To all our fellow citizens we say: Abortion is an assault on human dignity, an act of violence against both mother and child and the whole human family. Legal protection for unborn human life must be restored in our nation. As the Second Vatican Council also reminded us: “Whatever is opposed to life itself, such as any type of murder, genocide, abortion, euthanasia, or willful self-destruction … all these things and others of their like are infamies indeed. They poison human society, but they do more harm to those who practice them than those who suffer from the injury. Moreover, they are a supreme dishonor to the Creator” (Gaudium et Spes, 27).

We recall what is best in our common national heritage: Human beings, simply because they are human, must be recognized as persons with fundamental human rights. Our nation fought a terrible civil war because the practice of slavery was finally recognized to be inconsistent with our national ethos enunciated in the Declaration of Independence: All are endowed by their Creator with the inalienable rights to life, liberty and the pursuit of happiness. Slavery is repugnant because it treats human beings as property to be disposed of at the will of another. It was morally absurd then to say: “I am personally opposed to owning slaves and would never own any myself, but I can't force my moral views on others. It is not the government's task to legislate morality. It is a personal choice.” It is just as morally repugnant to say the same about abortion today. Our nation stands in judgment now, as it did more than a century ago: Are we to be a nation that honors its commitments to the right to life, or not? And if not, then just what does our nation stand for?

No one has spoken more eloquently about the sacred value of human life than has our Holy Father, Pope John Paul II. It is he who reminds us that all who are “sincerely open to truth and goodness can, by the light of reason and the hidden action of grace, come to recognize in the natural law written in the heart (cf. Rm 2:14-15) the sacred value of human life from its very beginning until its end, and can affirm the right of every human being to have this primary good respected to the highest degree. Upon the recognition of this right, every human community and the political community itself are founded” (Evangelium Vitae, 2).
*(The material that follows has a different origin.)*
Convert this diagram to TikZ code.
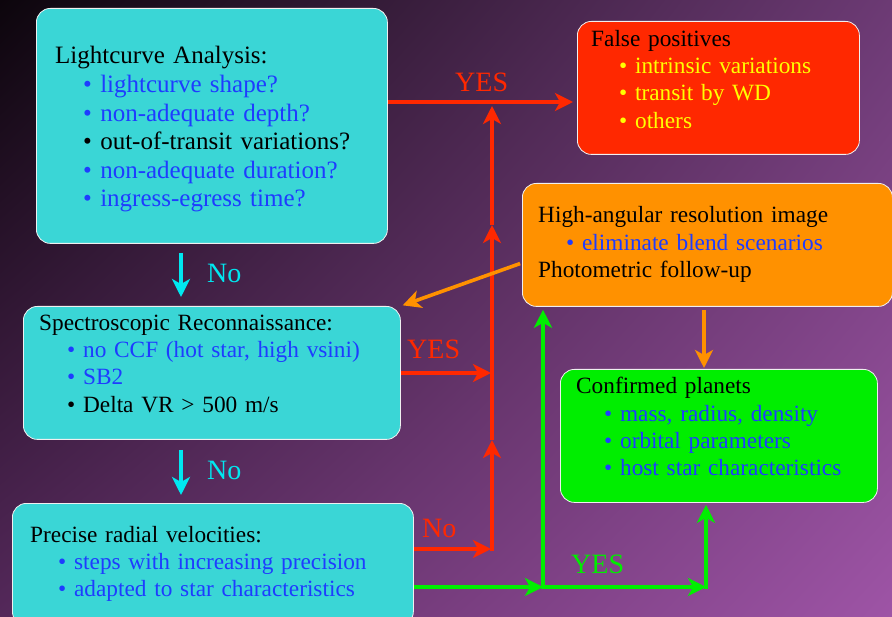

We see in our culture an ongoing conflict between good and evil, a conflict between life and death. As we strive to assure peace and justice, too often it is forgotten that the common good can only be served when the right to life, the right on which all other inalienable rights of the individual rest and from which they develop, is acknowledged and defended (cf. Evangelium Vitae, 101).
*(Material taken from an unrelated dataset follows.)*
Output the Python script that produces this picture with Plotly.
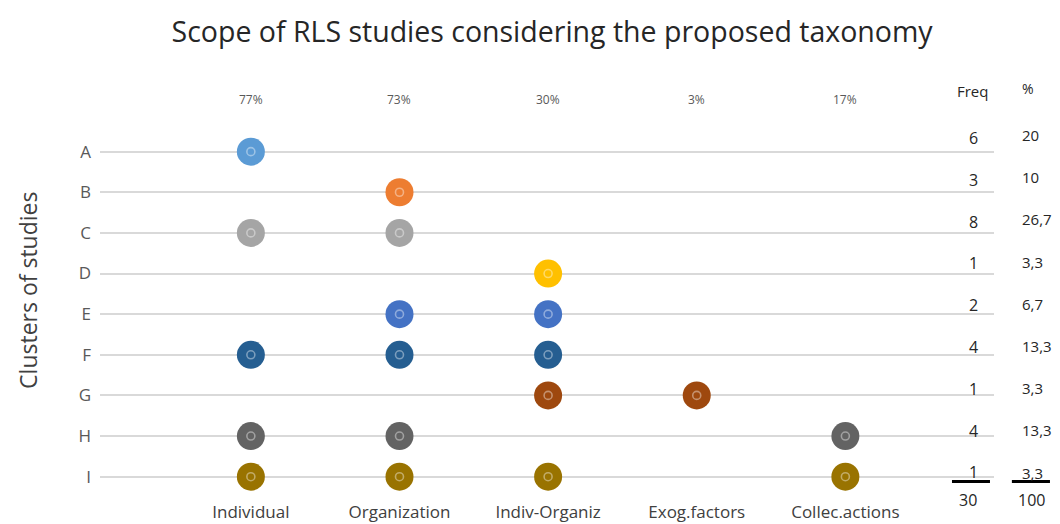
import plotly.graph_objects as go

# ---- data ----
clusters = ["A", "B", "C", "D", "E", "F", "G", "H", "I"]
scopes = ["Individual", "Organization", "Indiv-Organiz", "Exog.factors", "Collec.actions"]
scope_pct = ["77%", "73%", "30%", "3%", "17%"]
membership = {
    "A": ["Individual"],
    "B": ["Organization"],
    "C": ["Individual", "Organization"],
    "D": ["Indiv-Organiz"],
    "E": ["Organization", "Indiv-Organiz"],
    "F": ["Individual", "Organization", "Indiv-Organiz"],
    "G": ["Indiv-Organiz", "Exog.factors"],
    "H": ["Individual", "Organization", "Collec.actions"],
    "I": ["Individual", "Organization", "Indiv-Organiz", "Collec.actions"],
}
freq = [6, 3, 8, 1, 2, 4, 1, 4, 1]
pct = ["20", "10", "26,7", "3,3", "6,7", "13,3", "3,3", "13,3", "3,3"]
freq_total = "30"
pct_total = "100"

colors = ["#5B9BD5", "#ED7D31", "#A5A5A5", "#FFC000", "#4472C4",
          "#255E91", "#9E480E", "#636363", "#997300"]

FONT = "Open Sans"
TXT = "#262626"
fig = go.Figure()

for i, c in enumerate(clusters):
    xs = [scopes.index(s) for s in membership[c]]
    ys = [i] * len(xs)
    fig.add_trace(go.Scatter(
        x=xs, y=ys, mode="markers", showlegend=False, hoverinfo="skip",
        marker=dict(size=28, color=colors[i], line=dict(width=0)),
    ))
    fig.add_trace(go.Scatter(
        x=xs, y=ys, mode="markers", showlegend=False, hoverinfo="skip",
        marker=dict(size=8, symbol="circle-open", color="rgba(255,255,255,0.4)",
                    line=dict(width=1.6, color="rgba(255,255,255,0.4)")),
    ))

annotations = []
# column percentages (above the top line)
for j, p in enumerate(scope_pct):
    annotations.append(dict(x=j, y=1.0285, xref="x", yref="paper", text=p, showarrow=False,
                            xanchor="center", yanchor="middle",
                            font=dict(family=FONT, size=12, color="#595959")))
# table headers
annotations.append(dict(x=0.9955, y=1.0518, xref="paper", yref="paper", text="Freq",
                        showarrow=False, xanchor="right", yanchor="middle",
                        font=dict(family=FONT, size=15, color=TXT)))
annotations.append(dict(x=1.029, y=1.057, xref="paper", yref="paper", text="%",
                        showarrow=False, xanchor="left", yanchor="middle",
                        font=dict(family=FONT, size=14, color=TXT)))
# table rows
for i in range(len(clusters)):
    annotations.append(dict(x=0.984, y=0.930 - 0.1083 * i, xref="paper", yref="paper",
                            text=str(freq[i]), showarrow=False, xanchor="right",
                            yanchor="middle", font=dict(family=FONT, size=16, color=TXT)))
    annotations.append(dict(x=1.029, y=0.9378 - 0.1093 * i, xref="paper", yref="paper",
                            text=pct[i], showarrow=False, xanchor="left",
                            yanchor="middle", font=dict(family=FONT, size=15, color=TXT)))
# totals
annotations.append(dict(x=0.971, y=-0.0078, xref="paper", yref="paper", text=freq_total,
                        showarrow=False, xanchor="center", yanchor="middle",
                        font=dict(family=FONT, size=16, color=TXT)))
annotations.append(dict(x=1.0425, y=-0.0078, xref="paper", yref="paper", text=pct_total,
                        showarrow=False, xanchor="center", yanchor="middle",
                        font=dict(family=FONT, size=16, color=TXT)))
# y-axis title
annotations.append(dict(x=-0.0805, y=0.534, xref="paper", yref="paper",
                        text="Clusters of studies", textangle=-90, showarrow=False,
                        xanchor="center", yanchor="middle",
                        font=dict(family=FONT, size=23, color="#404040")))

shapes = [
    dict(type="line", xref="paper", yref="paper", x0=0.953, x1=0.9955, y0=0.040, y1=0.040,
         line=dict(color="#000000", width=3)),
    dict(type="line", xref="paper", yref="paper", x0=1.020, x1=1.0626, y0=0.040, y1=0.040,
         line=dict(color="#000000", width=3)),
]

fig.update_layout(
    width=1060, height=524,
    paper_bgcolor="white", plot_bgcolor="white",
    margin=dict(l=100, r=66, t=111, b=27),
    title=dict(text="Scope of RLS studies considering the proposed taxonomy",
               x=0.5208, xanchor="center", y=0.939, yanchor="middle",
               font=dict(family=FONT, size=28.5, color=TXT)),
    annotations=annotations,
    shapes=shapes,
    showlegend=False,
)
fig.update_xaxes(
    range=[-1.015, 5.0], tickvals=list(range(len(scopes))), ticktext=scopes,
    showgrid=False, zeroline=False, showline=False, ticks="", ticklabelstandoff=3,
    tickfont=dict(family=FONT, size=17, color="#404040"), automargin=False,
)
fig.update_yaxes(
    range=[8.5, -1.0], tickvals=[-1] + list(range(len(clusters))), ticktext=[""] + clusters,
    showgrid=True, gridcolor="#D9D9D9", gridwidth=2, zeroline=False, showline=False,
    ticks="", ticklabelstandoff=8,
    tickfont=dict(family=FONT, size=17, color="#595959"), automargin=False,
)

fig.write_html("out.html", config={"displayModeBar": False},
               post_script="document.body.style.margin='0';")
In spite of the relentless propaganda in favor of abortion, most Americans have not become fully insensitive to the killing of children so weak that they cannot cry for help. Indeed, the 1973 abortion decisions set in motion the broadest grassroots movement this nation has ever seen. Our debt to those who serve the pro-life cause is immeasurable. They are the witnesses and bearers of our nation's most noble aspirations. In a special way, through the national debate on partial-birth abortion, they have focused the attention of Americans on the plight of the child….

To our fellow Catholics, we ask you to do even more for life. Reach out to women who are pregnant and in need of help, to families struggling with financial or emotional difficulties. Stand by those who wish to choose life with the witness of solidarity, hope, and service. Catholic families should be living symbols of our conviction that life is always, always a gift from God. Teach your children to respect human life from conception to natural death. Pray as a family for an end to this evil that destroys the weakest of the weak, the poorest of the poor….

Excerpted from Light and Shadows: The Nation 25 Years After Roe vs. Wade, by the U.S. bishops.